Indeed, she continued, "He'll never admit it, but Musk owes former Vice President Al Gore a giant thank you" — he was instrumental in getting funding to develop the internet through Congress, something Republicans famously made fun of him for pointing out on the 2000 campaign trail.

"Musk got rich because of all this work," Marcotte wrote. "In the 90s, he built a website called Zip2 that functioned as an online Yellow Pages. He sold it to Compaq in 1999, netting $22 million. He made another huge chunk of money as the CEO of PayPal, which would also not exist but for the decades of government-funded development of the internet."

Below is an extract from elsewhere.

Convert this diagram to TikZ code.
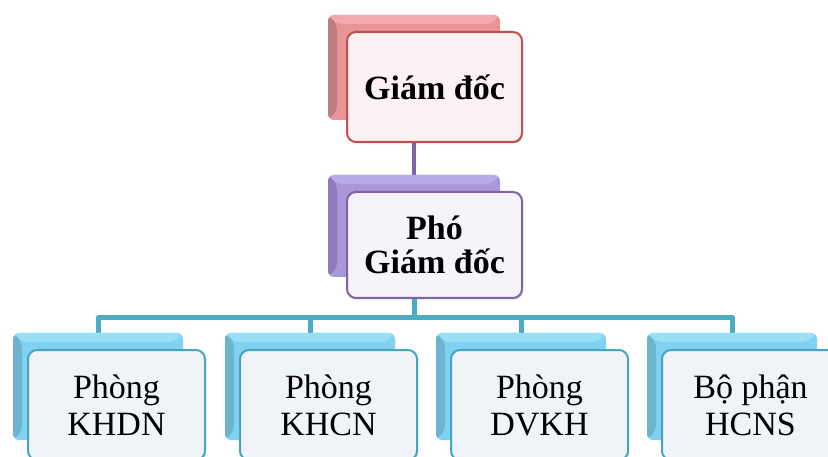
\documentclass[tikz,border=0pt]{standalone}
\usepackage{fontspec}
\setmainfont{Liberation Serif}
\usetikzlibrary{calc,shadows}
\pgfdeclarelayer{wires}
\pgfsetlayers{wires,main}

% accent palettes: body, top bevel, left bevel, frame, face
\definecolor{rBody}{HTML}{E99597}
\definecolor{rTop}{HTML}{F2AAAC}
\definecolor{rLeft}{HTML}{BC7D7F}
\definecolor{rFrame}{HTML}{C0504D}
\definecolor{rFace}{HTML}{FCF2F4}
\definecolor{pBody}{HTML}{AA97DA}
\definecolor{pTop}{HTML}{BBAAEA}
\definecolor{pLeft}{HTML}{8E7CB9}
\definecolor{pFrame}{HTML}{8064A2}
\definecolor{pFace}{HTML}{F6F3FA}
\definecolor{pWire}{HTML}{7F62A9}
\definecolor{bBody}{HTML}{80D2F0}
\definecolor{bTop}{HTML}{98E0F8}
\definecolor{bLeft}{HTML}{6DB5CF}
\definecolor{bFrame}{HTML}{46A5C3}
\definecolor{bFace}{HTML}{F0F4F9}
\definecolor{bWire}{HTML}{4BACC6}

\tikzset{
  backbox/.style n args={3}{
    draw=none, rounded corners=6pt, fill=#1,
    path picture={
      \fill[#2] (path picture bounding box.north west)
        -- (path picture bounding box.north east)
        -- ([shift={(-9pt,-9pt)}]path picture bounding box.north east)
        -- ([shift={(9pt,-9pt)}]path picture bounding box.north west) -- cycle;
      \fill[#3] (path picture bounding box.north west)
        -- ([shift={(9pt,-9pt)}]path picture bounding box.north west)
        -- ([shift={(9pt,9pt)}]path picture bounding box.south west)
        -- (path picture bounding box.south west) -- cycle;
    }},
  frontbox/.style 2 args={
    draw=#1, fill=#2, line width=2pt, rounded corners=9pt,
    align=center, inner sep=0pt,
    drop shadow={shadow xshift=1pt, shadow yshift=-1.5pt, opacity=0.18, fill=black}},
  headtext/.style={font=\fontsize{34}{34}\selectfont\bfseries},
  unittext/.style={font=\fontsize{34}{37}\selectfont},
  wire/.style={line width=#1, line cap=butt},
}

\begin{document}
\begin{tikzpicture}[x=1pt, y=-1pt]
  \useasboundingbox (0,0) rectangle (828,457);

  % director
  \node[backbox={rBody}{rTop}{rLeft}, minimum width=172pt, minimum height=105pt] (gdb) at (414,67.5) {};
  \node[frontbox={rFrame}{rFace}, headtext, minimum width=175pt, minimum height=110pt] (gd) at (434.5,87) {Giám đốc};

  % deputy director
  \node[backbox={pBody}{pTop}{pLeft}, minimum width=172pt, minimum height=102pt] (pgdb) at (414,226) {};
  \node[frontbox={pFrame}{pFace}, headtext, minimum width=175pt, minimum height=106pt] (pgd) at (434.5,245) {Phó\\Giám đốc};

  % departments
  \foreach \n/\bx/\txt in {1/98/{Phòng\\KHDN}, 2/310/{Phòng\\KHCN}, 3/521/{Phòng\\DVKH}, 4/732/{Bộ phận\\HCNS}} {
    \node[backbox={bBody}{bTop}{bLeft}, minimum width=170pt, minimum height=107pt] (u\n b) at (\bx,386.5) {};
    \node[frontbox={bFrame}{bFace}, unittext, minimum width=177pt, minimum height=110pt] (u\n) at (\bx+18.5,405) {\txt};
  }

  \coordinate (bus) at (0,318);

  \begin{pgfonlayer}{wires}
    \draw[wire=4pt, pWire] (gdb.south) -- (pgdb.north);
    \draw[wire=5pt, bWire] (pgdb.south) -- (pgdb.south |- bus);
    \draw[wire=5pt, bWire, line join=round] (u1b.north) -- (u1b.north |- bus) -- (u4b.north |- bus) -- (u4b.north);
    \draw[wire=5pt, bWire] (u2b.north) -- (u2b.north |- bus);
    \draw[wire=5pt, bWire] (u3b.north) -- (u3b.north |- bus);
  \end{pgfonlayer}
\end{tikzpicture}
\end{document}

He then went on to acquire Tesla, which got a big boost from grants from the Department of Energy to develop new battery technology, and of course his SpaceX ventures have relied heavily on federal government contracts. And one of SpaceX's biggest divisions, his Starlink system to transmit internet service, exists "because of satellite technology initially developed by both the American and Soviet governments."

In short, she concluded, "At every turn, Musk makes money only because he grabs onto technologies that were invented at taxpayer expense," and now, "Musk's ingratitude is breathtaking" as he moves to slash all these same kinds of investments to create room for the GOP to cut his taxes. "It also fits the larger pattern of tech billionaires spitting venom at the middle-class workers who did the real labor in creating the products these capitalists profit so handsomely from."

"I have little doubt that he resents real scientists, as poseurs always do when confronted with the real thing," Marcotte added. "He's probably taking his insecurities out on people whose only crime is being what he only pretends to be. Unfortunately, his petty psychodrama will have real impacts on the whole human race, which may be denied the often life-saving benefits of what real researchers do."